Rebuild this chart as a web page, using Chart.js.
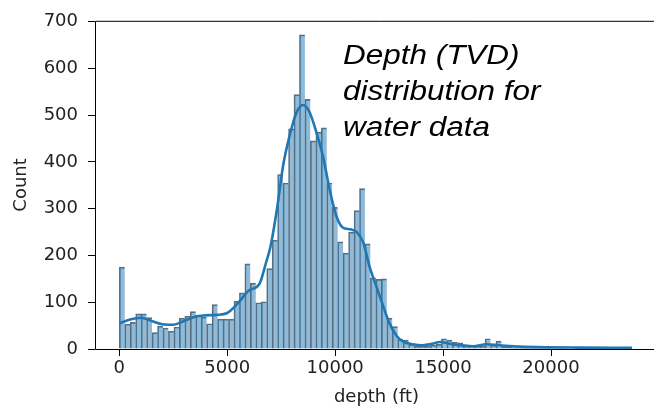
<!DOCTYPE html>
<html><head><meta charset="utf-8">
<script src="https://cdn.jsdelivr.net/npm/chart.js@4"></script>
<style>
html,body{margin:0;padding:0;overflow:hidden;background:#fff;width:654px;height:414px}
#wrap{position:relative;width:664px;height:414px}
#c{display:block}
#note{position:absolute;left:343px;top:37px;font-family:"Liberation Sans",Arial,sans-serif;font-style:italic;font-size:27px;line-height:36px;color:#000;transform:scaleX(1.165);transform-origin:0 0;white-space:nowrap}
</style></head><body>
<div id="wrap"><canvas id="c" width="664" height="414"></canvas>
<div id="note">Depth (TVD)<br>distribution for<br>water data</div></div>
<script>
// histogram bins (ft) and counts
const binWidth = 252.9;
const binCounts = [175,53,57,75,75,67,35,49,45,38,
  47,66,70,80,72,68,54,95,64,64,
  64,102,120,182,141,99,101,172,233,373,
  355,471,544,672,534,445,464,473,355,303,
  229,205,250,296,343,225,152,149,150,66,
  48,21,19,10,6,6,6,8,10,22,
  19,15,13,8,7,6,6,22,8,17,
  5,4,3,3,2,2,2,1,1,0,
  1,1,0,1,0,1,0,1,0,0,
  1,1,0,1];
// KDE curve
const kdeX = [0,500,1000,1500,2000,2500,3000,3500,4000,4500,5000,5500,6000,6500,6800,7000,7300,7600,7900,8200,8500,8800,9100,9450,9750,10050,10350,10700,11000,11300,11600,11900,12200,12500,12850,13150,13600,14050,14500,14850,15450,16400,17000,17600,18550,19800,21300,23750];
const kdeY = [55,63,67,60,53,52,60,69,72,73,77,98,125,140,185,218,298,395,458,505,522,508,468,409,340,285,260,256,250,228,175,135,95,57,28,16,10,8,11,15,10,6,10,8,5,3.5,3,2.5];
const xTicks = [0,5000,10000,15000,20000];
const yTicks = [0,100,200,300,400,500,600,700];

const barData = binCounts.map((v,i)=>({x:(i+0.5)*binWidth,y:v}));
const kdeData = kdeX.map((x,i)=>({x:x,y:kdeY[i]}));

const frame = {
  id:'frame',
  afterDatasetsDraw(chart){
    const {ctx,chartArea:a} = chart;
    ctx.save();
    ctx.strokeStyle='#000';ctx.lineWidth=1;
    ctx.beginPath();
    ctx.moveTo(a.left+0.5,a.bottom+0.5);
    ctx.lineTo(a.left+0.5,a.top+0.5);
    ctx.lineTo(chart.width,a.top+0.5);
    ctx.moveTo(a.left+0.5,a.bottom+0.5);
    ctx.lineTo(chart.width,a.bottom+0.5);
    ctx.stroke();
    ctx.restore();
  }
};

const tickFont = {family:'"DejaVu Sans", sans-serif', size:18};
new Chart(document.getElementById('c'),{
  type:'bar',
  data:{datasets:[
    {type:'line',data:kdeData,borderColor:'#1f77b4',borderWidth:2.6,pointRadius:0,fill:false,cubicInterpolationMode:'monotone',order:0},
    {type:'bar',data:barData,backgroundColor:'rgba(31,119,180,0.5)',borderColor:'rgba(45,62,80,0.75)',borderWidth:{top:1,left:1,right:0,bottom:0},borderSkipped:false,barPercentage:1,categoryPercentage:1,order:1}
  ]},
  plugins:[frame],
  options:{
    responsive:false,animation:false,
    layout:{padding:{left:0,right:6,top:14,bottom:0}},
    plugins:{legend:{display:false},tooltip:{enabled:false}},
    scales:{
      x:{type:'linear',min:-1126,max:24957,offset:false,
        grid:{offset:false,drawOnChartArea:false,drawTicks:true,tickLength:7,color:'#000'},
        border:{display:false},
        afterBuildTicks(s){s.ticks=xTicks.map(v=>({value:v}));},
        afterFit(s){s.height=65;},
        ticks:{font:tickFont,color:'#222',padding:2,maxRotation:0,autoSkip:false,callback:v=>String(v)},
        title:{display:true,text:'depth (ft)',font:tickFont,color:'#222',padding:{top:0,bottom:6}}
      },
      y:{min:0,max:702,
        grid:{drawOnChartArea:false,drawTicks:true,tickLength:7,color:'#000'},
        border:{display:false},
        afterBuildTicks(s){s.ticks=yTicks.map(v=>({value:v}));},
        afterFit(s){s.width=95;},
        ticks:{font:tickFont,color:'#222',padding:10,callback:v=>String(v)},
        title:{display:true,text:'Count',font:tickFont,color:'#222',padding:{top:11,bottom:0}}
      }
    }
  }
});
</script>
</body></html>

····················

*TASK INSTRUCTIONS:*
Print out the lines exactly, skipping any picture.

*WRITTEN SOLUTION:*
Rebuild this chart as a web page, using Chart.js.
<!DOCTYPE html>
<html><head><meta charset="utf-8">
<script src="https://cdn.jsdelivr.net/npm/chart.js@4"></script>
<style>
html,body{margin:0;padding:0;overflow:hidden;background:#fff;width:654px;height:414px}
#wrap{position:relative;width:664px;height:414px}
#c{display:block}
#note{position:absolute;left:343px;top:37px;font-family:"Liberation Sans",Arial,sans-serif;font-style:italic;font-size:27px;line-height:36px;color:#000;transform:scaleX(1.165);transform-origin:0 0;white-space:nowrap}
</style></head><body>
<div id="wrap"><canvas id="c" width="664" height="414"></canvas>
<div id="note">Depth (TVD)<br>distribution for<br>water data</div></div>
<script>
// histogram bins (ft) and counts
const binWidth = 252.9;
const binCounts = [175,53,57,75,75,67,35,49,45,38,
  47,66,70,80,72,68,54,95,64,64,
  64,102,120,182,141,99,101,172,233,373,
  355,471,544,672,534,445,464,473,355,303,
  229,205,250,296,343,225,152,149,150,66,
  48,21,19,10,6,6,6,8,10,22,
  19,15,13,8,7,6,6,22,8,17,
  5,4,3,3,2,2,2,1,1,0,
  1,1,0,1,0,1,0,1,0,0,
  1,1,0,1];
// KDE curve
const kdeX = [0,500,1000,1500,2000,2500,3000,3500,4000,4500,5000,5500,6000,6500,6800,7000,7300,7600,7900,8200,8500,8800,9100,9450,9750,10050,10350,10700,11000,11300,11600,11900,12200,12500,12850,13150,13600,14050,14500,14850,15450,16400,17000,17600,18550,19800,21300,23750];
const kdeY = [55,63,67,60,53,52,60,69,72,73,77,98,125,140,185,218,298,395,458,505,522,508,468,409,340,285,260,256,250,228,175,135,95,57,28,16,10,8,11,15,10,6,10,8,5,3.5,3,2.5];
const xTicks = [0,5000,10000,15000,20000];
const yTicks = [0,100,200,300,400,500,600,700];

const barData = binCounts.map((v,i)=>({x:(i+0.5)*binWidth,y:v}));
const kdeData = kdeX.map((x,i)=>({x:x,y:kdeY[i]}));

const frame = {
  id:'frame',
  afterDatasetsDraw(chart){
    const {ctx,chartArea:a} = chart;
    ctx.save();
    ctx.strokeStyle='#000';ctx.lineWidth=1;
    ctx.beginPath();
    ctx.moveTo(a.left+0.5,a.bottom+0.5);
    ctx.lineTo(a.left+0.5,a.top+0.5);
    ctx.lineTo(chart.width,a.top+0.5);
    ctx.moveTo(a.left+0.5,a.bottom+0.5);
    ctx.lineTo(chart.width,a.bottom+0.5);
    ctx.stroke();
    ctx.restore();
  }
};

const tickFont = {family:'"DejaVu Sans", sans-serif', size:18};
new Chart(document.getElementById('c'),{
  type:'bar',
  data:{datasets:[
    {type:'line',data:kdeData,borderColor:'#1f77b4',borderWidth:2.6,pointRadius:0,fill:false,cubicInterpolationMode:'monotone',order:0},
    {type:'bar',data:barData,backgroundColor:'rgba(31,119,180,0.5)',borderColor:'rgba(45,62,80,0.75)',borderWidth:{top:1,left:1,right:0,bottom:0},borderSkipped:false,barPercentage:1,categoryPercentage:1,order:1}
  ]},
  plugins:[frame],
  options:{
    responsive:false,animation:false,
    layout:{padding:{left:0,right:6,top:14,bottom:0}},
    plugins:{legend:{display:false},tooltip:{enabled:false}},
    scales:{
      x:{type:'linear',min:-1126,max:24957,offset:false,
        grid:{offset:false,drawOnChartArea:false,drawTicks:true,tickLength:7,color:'#000'},
        border:{display:false},
        afterBuildTicks(s){s.ticks=xTicks.map(v=>({value:v}));},
        afterFit(s){s.height=65;},
        ticks:{font:tickFont,color:'#222',padding:2,maxRotation:0,autoSkip:false,callback:v=>String(v)},
        title:{display:true,text:'depth (ft)',font:tickFont,color:'#222',padding:{top:0,bottom:6}}
      },
      y:{min:0,max:702,
        grid:{drawOnChartArea:false,drawTicks:true,tickLength:7,color:'#000'},
        border:{display:false},
        afterBuildTicks(s){s.ticks=yTicks.map(v=>({value:v}));},
        afterFit(s){s.width=95;},
        ticks:{font:tickFont,color:'#222',padding:10,callback:v=>String(v)},
        title:{display:true,text:'Count',font:tickFont,color:'#222',padding:{top:11,bottom:0}}
      }
    }
  }
});
</script>
</body></html>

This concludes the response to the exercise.